With the US mired in Iraq and Afghanistan and the EU on the brink of fiscal implosion, Russia’s meddling in Ukraine’s affairs has yet to be chastised by the international community. European and American indifference to the current developments in Eastern Europe may cost Ukraine its nascent democracy, its territorial integrity, and ultimately its national sovereignty. The loss of Ukraine as a strategic buffer state will have far-reaching global consequences.
Nineteen years ago over 90% of Ukraine’s population, irrespective of race, ethnicity or religion, voted to live within an independent, democratic state— a choice which the Russian ruling elite find difficult to accept to this day. Canada was the first Western country to recognize Ukraine’s independence. It has invested Canadian know-how and money to help Ukraine grow its democracy and establish a civil society guided by the force of law rather than the law of force.
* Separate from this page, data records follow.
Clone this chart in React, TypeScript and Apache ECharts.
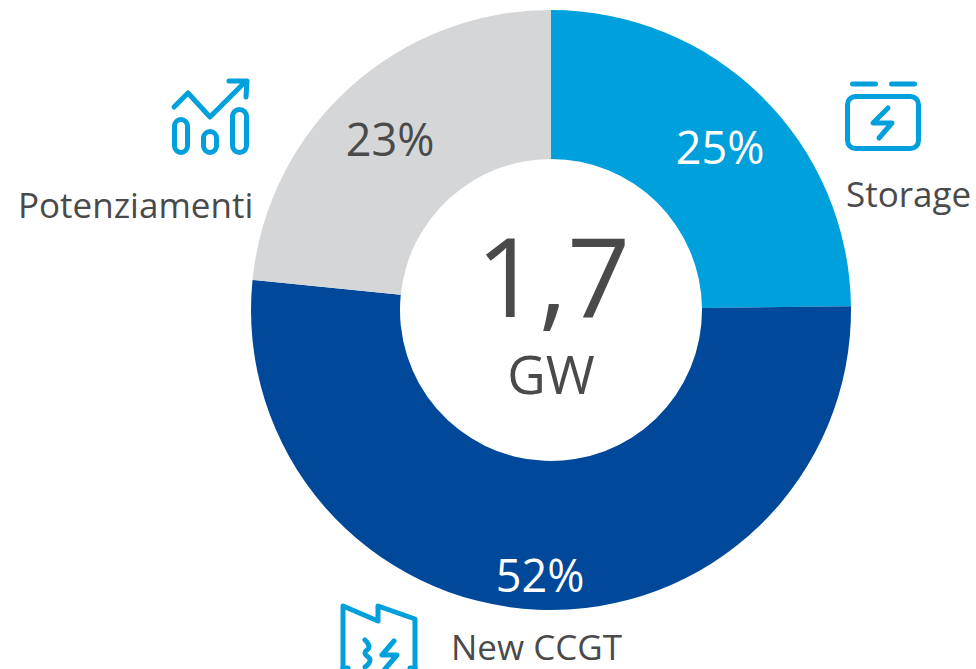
import React, { useEffect, useRef } from "react";
import * as echarts from "echarts";

const categories = ["Storage", "New CCGT", "Potenziamenti"];
const values = [24.8, 51.8, 23.4];
const sliceColors = ["#00A0DC", "#004899", "#D5D6D8"];
const labelColors = ["#FFFFFF", "#FFFFFF", "#4A4A4A"];
const centerValue = "1,7";
const centerUnit = "GW";

const FONT = "'Open Sans', 'Noto Sans', sans-serif";
const TEXT = "#4A4A4A";
const ICON = "#00A0DC";

const iconStyle = { stroke: ICON, fill: "none", lineWidth: 5, lineCap: "round", lineJoin: "round" };
const poly = (points: number[][], smooth?: number) => ({
  type: "polyline",
  shape: { points, smooth: smooth || 0 },
  style: iconStyle,
  silent: true,
});
const box = (x: number, y: number, width: number, height: number, r: number) => ({
  type: "rect",
  shape: { x, y, width, height, r },
  style: iconStyle,
  silent: true,
});
const caption = (text: string, x: number, y: number, align: string) => ({
  type: "text",
  x,
  y,
  style: { text, fill: TEXT, font: `35px ${FONT}`, textAlign: align, textVerticalAlign: "middle" },
  silent: true,
});

export default function App() {
  const ref = useRef<HTMLDivElement>(null);
  useEffect(() => {
    document.body.style.margin = "0";
    const chart = echarts.init(ref.current!, null, { renderer: "svg" });
    chart.setOption({
      animation: false,
      backgroundColor: "#FFFFFF",
      series: [
        {
          type: "pie",
          center: [551, 310],
          radius: [151, 300],
          startAngle: 90,
          clockwise: true,
          silent: true,
          data: categories.map((name, i) => ({
            name,
            value: values[i],
            itemStyle: { color: sliceColors[i] },
            label: { color: labelColors[i] },
          })),
          label: {
            show: true,
            position: "inside",
            formatter: (p: any) => `${Math.round(p.value)}%`,
            fontFamily: FONT,
            fontSize: 45,
          },
          labelLine: { show: false },
          labelLayout: (p: any) =>
            p.dataIndex === 0
              ? { x: 720, y: 146 }
              : p.dataIndex === 1
              ? { x: 540, y: 574 }
              : { x: 390, y: 138 },
        },
      ],
      graphic: [
        {
          type: "text", x: 553, y: 274,
          style: { text: centerValue, fill: TEXT, font: `110px ${FONT}`, lineHeight: 100, textAlign: "center", textVerticalAlign: "middle" },
          silent: true,
        },
        {
          type: "text", x: 551, y: 373,
          style: { text: centerUnit, fill: TEXT, font: `53px ${FONT}`, lineHeight: 48, textAlign: "center", textVerticalAlign: "middle" },
          silent: true,
        },
        caption(categories[0], 846, 193, "left"),
        caption(categories[1], 451, 646, "left"),
        caption(categories[2], 18, 204, "left"),
        // Storage icon
        poly([[852.5, 84], [875.5, 84]]),
        poly([[891.5, 84], [914.5, 84]]),
        box(847.5, 96.5, 71, 52, 8),
        poly([[888, 108], [873, 123], [892, 123], [879, 138]]),
        // Potenziamenti icon
        poly([[174, 107], [188, 93], [210, 117], [245, 82]]),
        poly([[229, 81], [247, 81], [246, 97]]),
        box(174.5, 119.5, 13, 33, 6.5),
        box(203.5, 131.5, 13, 21, 6.5),
        box(232.5, 109.5, 14, 43, 7),
        // New CCGT icon
        poly([[343, 672], [343, 606], [378, 621], [378, 606], [415, 619], [415, 672]]),
        poly([[343, 668], [348, 668]]),
        poly([[410, 668], [415, 668]]),
        poly([[365, 640], [369, 647], [365, 653], [370, 660], [365, 667]], 0.5),
        poly([[394, 641], [382, 655], [397, 655], [385, 669]]),
      ],
    });
    return () => chart.dispose();
  }, []);
  return <div ref={ref} style={{ width: 976, height: 669 }} />;
}
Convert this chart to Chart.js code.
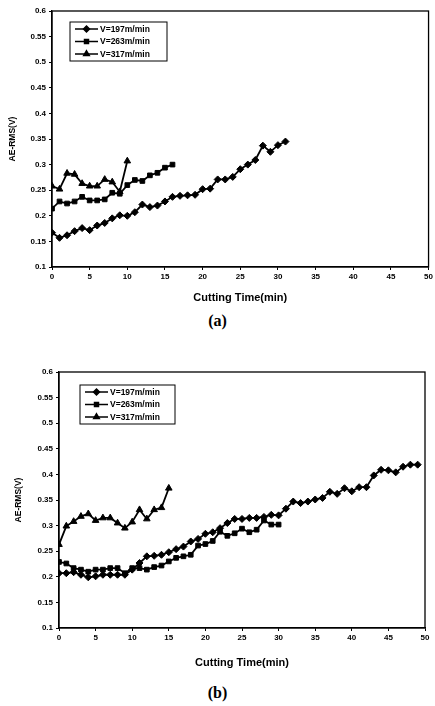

As the host of this year’s G8 and G20 summits, Canada must take a clear and principled stand. The Russian government needs to hear that its energy blackmail and political interference in Ukraine will not be tolerated. Likewise, the Europeans must recognize that the failure to provide international guarantees to safeguard Ukraine’s democracy and independence may irreversibly destabilize the geo-political balance of power in the region for decades to come.
Yuri Shymko is a former Canadian Member of Parliament and Past President of the Ukrainian World Congress.